Aim of the exercise:
Data follows below. Repeat exactly the lines between the line holding "Clone this chart in Plotly." and the line holding "31.0, 34.5, 37.6]", inclusive, and nothing more; drop pictures.

(A run of records)

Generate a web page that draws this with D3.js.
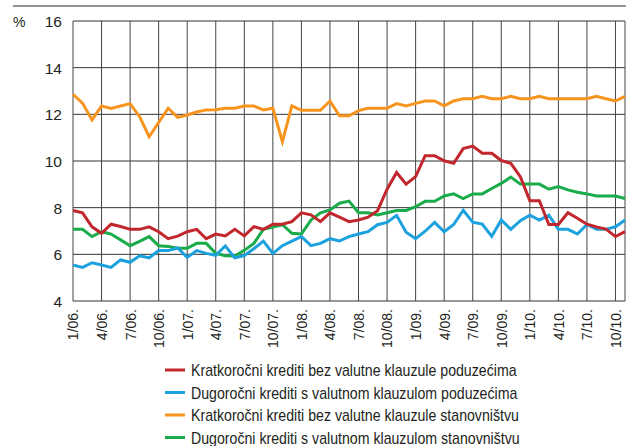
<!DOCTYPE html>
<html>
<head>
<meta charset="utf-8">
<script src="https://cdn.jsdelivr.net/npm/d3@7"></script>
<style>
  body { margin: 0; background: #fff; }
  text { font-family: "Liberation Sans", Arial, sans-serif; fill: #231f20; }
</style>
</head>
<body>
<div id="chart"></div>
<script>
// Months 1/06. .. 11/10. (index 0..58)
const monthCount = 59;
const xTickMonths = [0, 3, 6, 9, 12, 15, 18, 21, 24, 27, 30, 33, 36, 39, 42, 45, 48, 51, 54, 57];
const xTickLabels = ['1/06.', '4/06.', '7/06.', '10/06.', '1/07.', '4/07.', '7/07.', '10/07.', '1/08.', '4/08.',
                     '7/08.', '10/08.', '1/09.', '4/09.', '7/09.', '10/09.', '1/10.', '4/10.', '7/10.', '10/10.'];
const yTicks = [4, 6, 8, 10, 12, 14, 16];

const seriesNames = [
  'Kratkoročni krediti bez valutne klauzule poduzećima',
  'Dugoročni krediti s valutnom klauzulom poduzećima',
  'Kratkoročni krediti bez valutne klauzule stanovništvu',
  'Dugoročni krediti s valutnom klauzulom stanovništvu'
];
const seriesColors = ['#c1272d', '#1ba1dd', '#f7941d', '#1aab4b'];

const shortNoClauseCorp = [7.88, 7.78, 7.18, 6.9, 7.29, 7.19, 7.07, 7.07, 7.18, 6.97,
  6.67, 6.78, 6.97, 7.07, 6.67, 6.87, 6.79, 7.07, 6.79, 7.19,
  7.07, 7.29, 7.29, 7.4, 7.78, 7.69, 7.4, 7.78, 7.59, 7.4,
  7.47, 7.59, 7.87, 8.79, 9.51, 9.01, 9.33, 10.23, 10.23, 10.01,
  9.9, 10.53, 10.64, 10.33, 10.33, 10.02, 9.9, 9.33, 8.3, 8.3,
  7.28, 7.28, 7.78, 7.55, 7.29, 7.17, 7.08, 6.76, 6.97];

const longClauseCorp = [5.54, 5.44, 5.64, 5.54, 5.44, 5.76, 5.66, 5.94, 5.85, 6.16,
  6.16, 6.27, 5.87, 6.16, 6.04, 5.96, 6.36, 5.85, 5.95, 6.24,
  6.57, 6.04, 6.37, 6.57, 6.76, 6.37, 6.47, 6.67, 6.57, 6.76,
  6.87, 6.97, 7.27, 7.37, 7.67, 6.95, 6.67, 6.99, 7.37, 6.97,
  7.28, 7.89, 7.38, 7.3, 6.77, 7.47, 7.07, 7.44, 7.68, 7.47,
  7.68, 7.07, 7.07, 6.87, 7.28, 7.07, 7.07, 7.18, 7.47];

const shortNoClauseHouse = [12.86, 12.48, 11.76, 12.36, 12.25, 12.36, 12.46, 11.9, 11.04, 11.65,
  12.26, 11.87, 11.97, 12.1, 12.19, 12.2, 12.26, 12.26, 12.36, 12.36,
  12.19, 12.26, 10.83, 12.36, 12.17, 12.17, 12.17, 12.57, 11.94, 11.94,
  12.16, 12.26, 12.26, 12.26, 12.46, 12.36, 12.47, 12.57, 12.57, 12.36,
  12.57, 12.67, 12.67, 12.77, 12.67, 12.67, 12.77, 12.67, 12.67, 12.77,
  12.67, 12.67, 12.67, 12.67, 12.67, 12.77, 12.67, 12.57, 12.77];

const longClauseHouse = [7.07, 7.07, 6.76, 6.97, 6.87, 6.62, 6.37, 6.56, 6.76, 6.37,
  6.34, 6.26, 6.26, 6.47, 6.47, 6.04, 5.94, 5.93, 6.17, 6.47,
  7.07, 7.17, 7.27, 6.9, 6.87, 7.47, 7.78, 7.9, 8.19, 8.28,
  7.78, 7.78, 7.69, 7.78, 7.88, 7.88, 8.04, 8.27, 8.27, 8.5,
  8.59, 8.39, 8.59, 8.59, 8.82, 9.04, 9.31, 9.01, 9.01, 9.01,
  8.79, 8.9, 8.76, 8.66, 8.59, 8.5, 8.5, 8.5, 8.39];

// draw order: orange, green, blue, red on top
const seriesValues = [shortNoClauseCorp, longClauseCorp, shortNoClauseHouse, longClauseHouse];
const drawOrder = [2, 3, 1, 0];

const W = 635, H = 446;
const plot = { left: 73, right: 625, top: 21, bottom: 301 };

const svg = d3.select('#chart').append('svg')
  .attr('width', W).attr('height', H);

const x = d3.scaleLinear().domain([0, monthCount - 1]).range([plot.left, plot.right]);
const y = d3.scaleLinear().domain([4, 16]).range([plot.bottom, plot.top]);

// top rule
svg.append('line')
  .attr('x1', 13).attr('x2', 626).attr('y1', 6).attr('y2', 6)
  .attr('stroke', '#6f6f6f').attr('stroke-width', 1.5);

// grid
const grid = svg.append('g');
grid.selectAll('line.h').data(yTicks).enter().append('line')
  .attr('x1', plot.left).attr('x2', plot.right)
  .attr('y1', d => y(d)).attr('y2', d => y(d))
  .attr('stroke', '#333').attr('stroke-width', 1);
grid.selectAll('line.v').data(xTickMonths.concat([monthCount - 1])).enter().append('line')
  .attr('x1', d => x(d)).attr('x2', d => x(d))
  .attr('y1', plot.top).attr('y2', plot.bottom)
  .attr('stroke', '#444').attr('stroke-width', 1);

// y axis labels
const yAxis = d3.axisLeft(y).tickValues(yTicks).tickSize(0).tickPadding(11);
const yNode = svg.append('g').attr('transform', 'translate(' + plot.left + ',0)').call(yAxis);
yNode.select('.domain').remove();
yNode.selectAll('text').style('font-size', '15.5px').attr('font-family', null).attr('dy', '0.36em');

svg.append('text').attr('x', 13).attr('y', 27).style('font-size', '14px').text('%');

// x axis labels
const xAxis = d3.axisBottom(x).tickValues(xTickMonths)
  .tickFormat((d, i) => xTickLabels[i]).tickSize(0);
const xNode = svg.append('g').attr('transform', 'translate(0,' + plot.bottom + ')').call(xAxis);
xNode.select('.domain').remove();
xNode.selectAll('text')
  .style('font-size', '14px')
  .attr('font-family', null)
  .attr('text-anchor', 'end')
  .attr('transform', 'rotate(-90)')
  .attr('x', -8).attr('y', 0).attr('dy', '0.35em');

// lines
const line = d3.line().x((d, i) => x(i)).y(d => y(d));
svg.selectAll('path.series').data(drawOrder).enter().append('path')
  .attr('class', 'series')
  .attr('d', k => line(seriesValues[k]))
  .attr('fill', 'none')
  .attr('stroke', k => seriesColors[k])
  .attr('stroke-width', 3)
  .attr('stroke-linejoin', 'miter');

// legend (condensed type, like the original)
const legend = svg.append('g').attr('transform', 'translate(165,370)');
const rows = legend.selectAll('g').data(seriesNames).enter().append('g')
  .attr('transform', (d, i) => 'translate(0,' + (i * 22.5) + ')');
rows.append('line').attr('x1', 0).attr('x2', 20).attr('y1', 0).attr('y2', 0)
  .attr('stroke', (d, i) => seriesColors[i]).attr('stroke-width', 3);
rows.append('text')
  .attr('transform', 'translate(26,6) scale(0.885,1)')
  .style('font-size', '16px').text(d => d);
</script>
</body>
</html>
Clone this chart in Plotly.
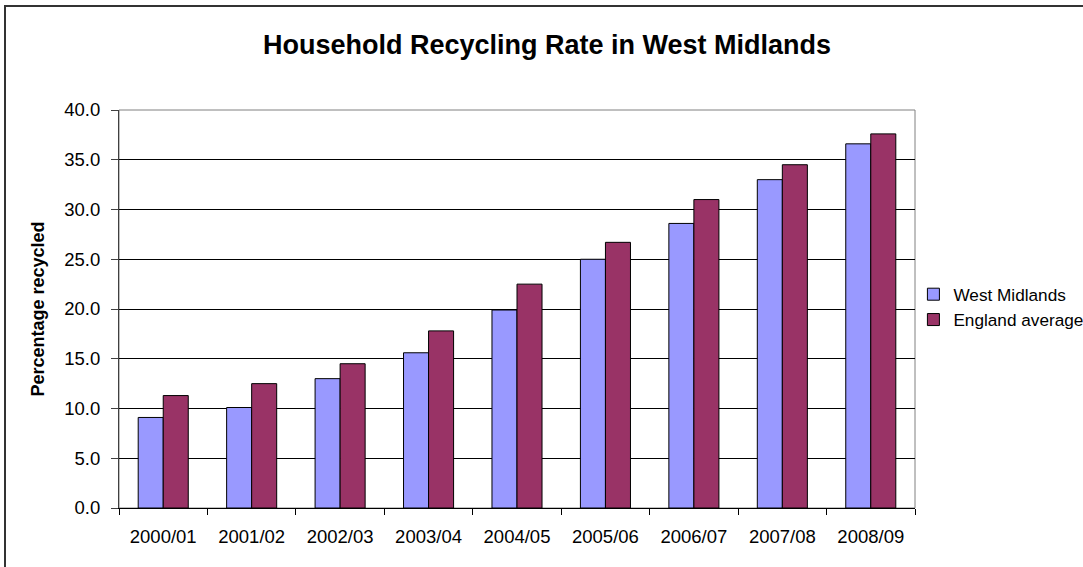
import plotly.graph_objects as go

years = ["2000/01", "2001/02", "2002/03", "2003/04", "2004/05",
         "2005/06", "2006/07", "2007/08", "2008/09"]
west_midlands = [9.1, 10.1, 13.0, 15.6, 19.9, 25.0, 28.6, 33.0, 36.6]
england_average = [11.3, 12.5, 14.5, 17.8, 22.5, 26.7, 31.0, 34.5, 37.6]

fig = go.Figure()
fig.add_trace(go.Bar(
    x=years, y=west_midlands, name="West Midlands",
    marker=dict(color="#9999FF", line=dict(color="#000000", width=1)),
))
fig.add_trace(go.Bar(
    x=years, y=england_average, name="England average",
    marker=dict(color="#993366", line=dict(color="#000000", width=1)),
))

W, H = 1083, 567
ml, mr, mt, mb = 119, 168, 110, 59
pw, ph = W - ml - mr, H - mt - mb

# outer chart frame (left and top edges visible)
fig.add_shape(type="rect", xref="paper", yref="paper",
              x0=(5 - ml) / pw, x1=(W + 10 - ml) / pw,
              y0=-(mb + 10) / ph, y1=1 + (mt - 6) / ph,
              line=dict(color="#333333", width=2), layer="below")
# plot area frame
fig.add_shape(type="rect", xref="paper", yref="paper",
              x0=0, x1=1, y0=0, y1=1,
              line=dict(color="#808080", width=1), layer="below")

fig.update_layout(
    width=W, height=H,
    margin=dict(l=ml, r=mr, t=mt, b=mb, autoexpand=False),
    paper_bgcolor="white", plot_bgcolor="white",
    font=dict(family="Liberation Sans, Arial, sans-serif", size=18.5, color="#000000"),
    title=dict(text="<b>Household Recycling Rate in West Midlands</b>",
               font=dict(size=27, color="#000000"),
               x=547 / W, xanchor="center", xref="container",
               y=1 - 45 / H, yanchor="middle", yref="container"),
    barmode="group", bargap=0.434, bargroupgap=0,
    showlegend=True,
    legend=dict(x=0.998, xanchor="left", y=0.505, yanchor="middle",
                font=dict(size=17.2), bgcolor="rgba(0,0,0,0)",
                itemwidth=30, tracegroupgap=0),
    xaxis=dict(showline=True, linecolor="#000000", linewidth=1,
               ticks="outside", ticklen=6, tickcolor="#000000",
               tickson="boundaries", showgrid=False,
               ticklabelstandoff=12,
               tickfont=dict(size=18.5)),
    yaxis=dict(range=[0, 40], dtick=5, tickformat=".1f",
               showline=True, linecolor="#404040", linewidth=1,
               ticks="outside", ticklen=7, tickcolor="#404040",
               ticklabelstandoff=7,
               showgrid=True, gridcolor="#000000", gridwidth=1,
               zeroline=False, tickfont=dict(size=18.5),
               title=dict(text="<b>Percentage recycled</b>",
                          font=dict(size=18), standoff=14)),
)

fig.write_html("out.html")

The answer:
Clone this chart in Plotly.
import plotly.graph_objects as go

years = ["2000/01", "2001/02", "2002/03", "2003/04", "2004/05",
         "2005/06", "2006/07", "2007/08", "2008/09"]
west_midlands = [9.1, 10.1, 13.0, 15.6, 19.9, 25.0, 28.6, 33.0, 36.6]
england_average = [11.3, 12.5, 14.5, 17.8, 22.5, 26.7, 31.0, 34.5, 37.6]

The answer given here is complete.